Ann Oakley, A Critical Woman: Barbara Wootton, Social Science and Public Policy in the Twentieth Century (2011)

I'm woefully behind about posting about things I've been reading recently. I was behindhand enough with actually reading A Critical Woman, because between one thing and another I had it on my to-read pile but was not feeling in the right headspace for a big fat biography of twentieth century woman economist, social scientist and activist.

Even though it did, in fact, turn out to be very readable on the whole (and I did have a few historian-type niggles, like occasionally feeling a need for more chronological anchoring than I was getting). I was very struck by the family origins - far from coming from generations of Cambridge scholars or intellectuals her father came from a humble background yetended up a renowned classical scholar.

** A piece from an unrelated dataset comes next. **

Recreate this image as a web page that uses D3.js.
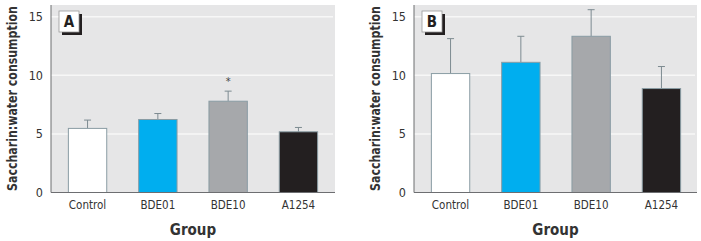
<!DOCTYPE html>
<html>
<head>
<meta charset="utf-8">
<script src="https://cdn.jsdelivr.net/npm/d3@7"></script>
<style>
  body { margin: 0; background: #fff; }
  text { font-family: "Liberation Sans Narrow", "DejaVu Sans Condensed", "Roboto", sans-serif; }
</style>
</head>
<body>
<svg id="chart" width="701" height="241"></svg>
<script>
const groups = ["Control", "BDE01", "BDE10", "A1254"];
const colors = ["#ffffff", "#00aeef", "#a6a8ab", "#231f20"];
const yTicks = [0, 5, 10, 15];

const meanA = [5.47, 6.23, 7.79, 5.18];
const errA = [6.18, 6.74, 8.65, 5.55];
const starA = [false, false, true, false];

const meanB = [10.15, 11.11, 13.33, 8.87];
const errB = [13.13, 13.33, 15.6, 10.75];
const starB = [false, false, false, false];

const svg = d3.select("#chart");

function panel(cfg) {
    const g = svg.append("g");
    const yscale = d3.scaleLinear().domain([0, 16]).range([192.5, 5]);
    const xscale = d3.scaleBand()
        .domain(groups)
        .range([cfg.left, cfg.right])
        .paddingInner(0.44)
        .paddingOuter(0.24);

    // background
    g.append("rect")
        .attr("x", cfg.left).attr("y", yscale(16))
        .attr("width", cfg.bgRight - cfg.left)
        .attr("height", yscale(0) - yscale(16))
        .attr("fill", "#e6e6e7");

    // gridlines
    g.selectAll(".grid")
        .data(yTicks.filter(d => d > 0))
        .join("line")
        .attr("x1", cfg.left).attr("x2", cfg.bgRight - 2)
        .attr("y1", d => yscale(d)).attr("y2", d => yscale(d))
        .attr("stroke", "#f7f7f7").attr("stroke-width", 1.5);

    const data = groups.map((k, i) => ({ k, v: cfg.mean[i], e: cfg.err[i], c: colors[i], s: cfg.star[i] }));

    // error bars
    g.selectAll(".err")
        .data(data)
        .join("line")
        .attr("x1", d => xscale(d.k) + xscale.bandwidth() / 2)
        .attr("x2", d => xscale(d.k) + xscale.bandwidth() / 2)
        .attr("y1", d => yscale(d.v)).attr("y2", d => yscale(d.e))
        .attr("stroke", "#7d8b91").attr("stroke-width", 1);
    g.selectAll(".cap")
        .data(data)
        .join("line")
        .attr("x1", d => xscale(d.k) + xscale.bandwidth() / 2 - 3.5)
        .attr("x2", d => xscale(d.k) + xscale.bandwidth() / 2 + 3.5)
        .attr("y1", d => yscale(d.e)).attr("y2", d => yscale(d.e))
        .attr("stroke", "#7d8b91").attr("stroke-width", 1);

    // bars
    g.selectAll(".bar")
        .data(data)
        .join("rect")
        .attr("x", d => xscale(d.k) + 0.5)
        .attr("y", d => yscale(d.v))
        .attr("width", xscale.bandwidth() - 1)
        .attr("height", d => yscale(0) - yscale(d.v))
        .attr("fill", d => d.c)
        .attr("stroke", "#8a9ca4").attr("stroke-width", 1);

    // asterisk
    g.selectAll(".star")
        .data(data.filter(d => d.s))
        .join("text")
        .attr("x", d => xscale(d.k) + xscale.bandwidth() / 2)
        .attr("y", d => yscale(d.e) - 6)
        .attr("text-anchor", "middle")
        .style("font-size", "11px")
        .attr("fill", "#444")
        .text("*");

    // axes
    g.append("line")
        .attr("x1", cfg.left).attr("x2", cfg.left)
        .attr("y1", yscale(16)).attr("y2", yscale(0))
        .attr("stroke", "#6d6e71").attr("stroke-width", 1);
    g.append("line")
        .attr("x1", cfg.left).attr("x2", cfg.bgRight)
        .attr("y1", yscale(0)).attr("y2", yscale(0))
        .attr("stroke", "#6d6e71").attr("stroke-width", 1);

    // tick labels
    g.selectAll(".ytick")
        .data(yTicks)
        .join("text")
        .attr("x", cfg.left - 8)
        .attr("y", d => yscale(d) + 4.5)
        .attr("text-anchor", "end")
        .style("font-size", "12.5px")
        .attr("fill", "#333")
        .text(d => d);

    g.selectAll(".xtick")
        .data(groups)
        .join("text")
        .attr("x", d => xscale(d) + xscale.bandwidth() / 2)
        .attr("y", 209)
        .attr("text-anchor", "middle")
        .style("font-size", "11.5px")
        .attr("fill", "#333")
        .text(d => d);

    // axis titles
    g.append("text")
        .attr("x", (cfg.left + cfg.bgRight) / 2)
        .attr("y", 235)
        .attr("text-anchor", "middle")
        .style("font-size", "15px")
        .style("font-weight", "bold")
        .attr("fill", "#333")
        .text("Group");

    const ytitle = g.append("text")
        .attr("text-anchor", "middle")
        .style("font-size", "14.5px")
        .style("font-weight", "bold")
        .attr("fill", "#333")
        .text("Saccharin:water consumption");
    // squeeze the title so it spans the plot height
    const sx = Math.min(1, 185 / ytitle.node().getComputedTextLength());
    ytitle.attr("transform", `translate(${cfg.titleX}, 98.5) rotate(-90) scale(${sx}, 1)`);

    // panel letter
    const bx = cfg.left + cfg.boxOffset, by = 11;
    g.append("rect")
        .attr("x", bx + 3).attr("y", by + 3)
        .attr("width", 20).attr("height", 21)
        .attr("fill", "#231f20");
    g.append("rect")
        .attr("x", bx).attr("y", by)
        .attr("width", 20).attr("height", 21)
        .attr("fill", "#fff")
        .attr("stroke", "#9a9a9a").attr("stroke-width", 0.8);
    g.append("text")
        .attr("x", bx + 10).attr("y", by + 16)
        .attr("text-anchor", "middle")
        .style("font-size", "15px")
        .style("font-weight", "bold")
        .attr("fill", "#231f20")
        .text(cfg.letter);
}

panel({ left: 51, right: 335, bgRight: 335, titleX: 17, boxOffset: 8, letter: "A",
        mean: meanA, err: errA, star: starA });
panel({ left: 414, right: 698, bgRight: 697, titleX: 380, boxOffset: 8, letter: "B",
        mean: meanB, err: errB, star: starB });
</script>
</body>
</html>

It's got a bit of an uphill struggle given that Wootton was obviously a very reserved and private woman and it probably quite hard to get know to know her beyond the formal level even when she was alive. I wondered, however, how much of that reserve and forbidding air was a necessary stragety, given that, while still quite young she was widely regarded as an outstanding economist, and as a result was interacting with a lot of much older men, many of them of considerable political or social distinction. How far would her being  a war widow would have discouraged displeasing attentions, quite apart from a reasonable desire to be taken seriously? Her surprise marriage to a much younger man (and the occasional hint at other affairs) makes one wonder if there was a friskier aspect that she kept well-concealed.

I was very taken by Wootton's firm line that the death and devastation caused by the motorcar was a much greater evil it was than many menaces against which contemporaries fulminated,  and her insistence upon on having actual evidence-based data  in order to produce government report on cannabis.

Given her troubled relationship with her mother, and her lack of interest in feminism, I think there's probably a whole study waiting to be done about generations and feminists and suffragist/suffragette mothers and their daughters and how the second generation do or do not consider themselves feminists or different kinds of feminists.

Probably about as thorough an account of a rather opaque woman as one is likely to get, paying particular attention to what she would have considered most important, i.e. her intellectual work and her politics.